Religion
- Affiliation: Buddhism
- Deity: Chan Buddhism
- Leadership: Langming (朗明)

Location
- Location: Pukou District, Nanjing, Jiangsu
- Country: China
- Interactive map of Huiji Temple
- Coordinates: 32°06′08″N 118°31′16″E﻿ / ﻿32.102182°N 118.521044°E

Architecture
- Style: Chinese architecture
- Established: Southern and Northern dynasties (420–589)
- Completed: 19th century (reconstruction)

Website
- www.huijisi.com/web/huijisi/index

= Huiji Temple (Nanjing) =

Buddhist temple in Jiangsu, China

Huiji Temple (惠济寺 (惠濟寺, Huìjì Sì)) is a Buddhist temple located in Pukou District of Nanjing, Jiangsu, China.

==History==
===Southern and Northern dynasties===
Originally built in the Southern and Northern dynasties (420-589), the temple was called "Tangquan Chanyuan" (汤泉禅院).

===Song dynasty===
In the early Song dynasty (960-1276), the temple was renamed "Huiji Yuan" (惠济院). During the reign of Emperor Shenzong (1048-1085), Zhaoqing (昭庆) settled at the temple. At the same time, Sun Jue (孙觉), Qin Guan and monk Canliao (参寥) visited the temple and Qin Guan wrote a famous article named A Record of Touring Tangquan (游汤泉记).

===Ming dynasty===
After the establishment of the Ming dynasty (1368-1644), Hongwu Emperor toured Tangquan Town where the temple located.
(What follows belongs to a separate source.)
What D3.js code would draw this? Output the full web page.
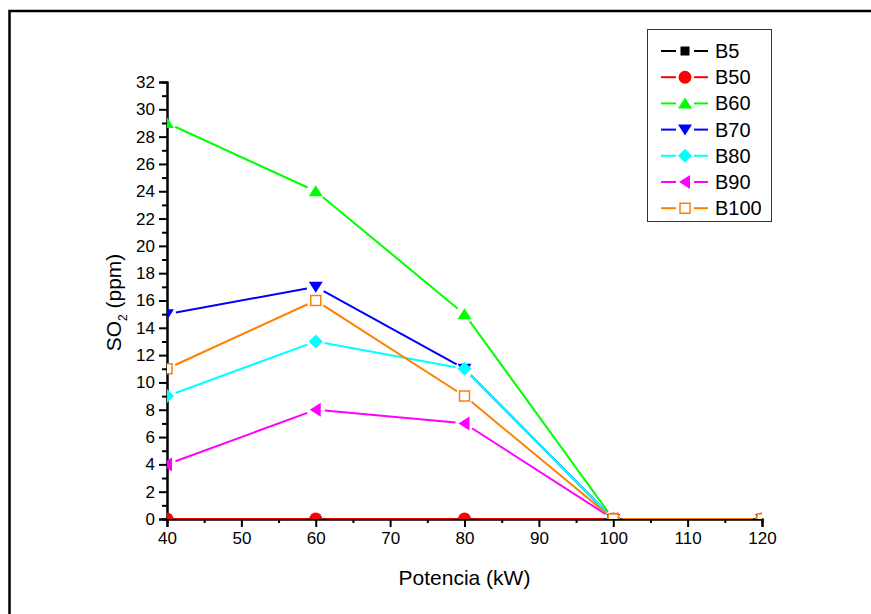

Due to the social taboo of "Tang" (汤), its name was changed to "Xiangquan Temple" (香泉寺).

===Qing dynasty===
During the Xianfeng era (1851-1861) of the Qing dynasty (1644-1911), the temple was badly damaged in the war between the Qing army and Taiping Rebellion. Then the temple was restored in the Guangxu period (1871-1908).

===People's Republic of China===
A large-scale reconstruction began in 2014.

==Ginkgo tree==
There are three millennial ginkgo trees in the temple.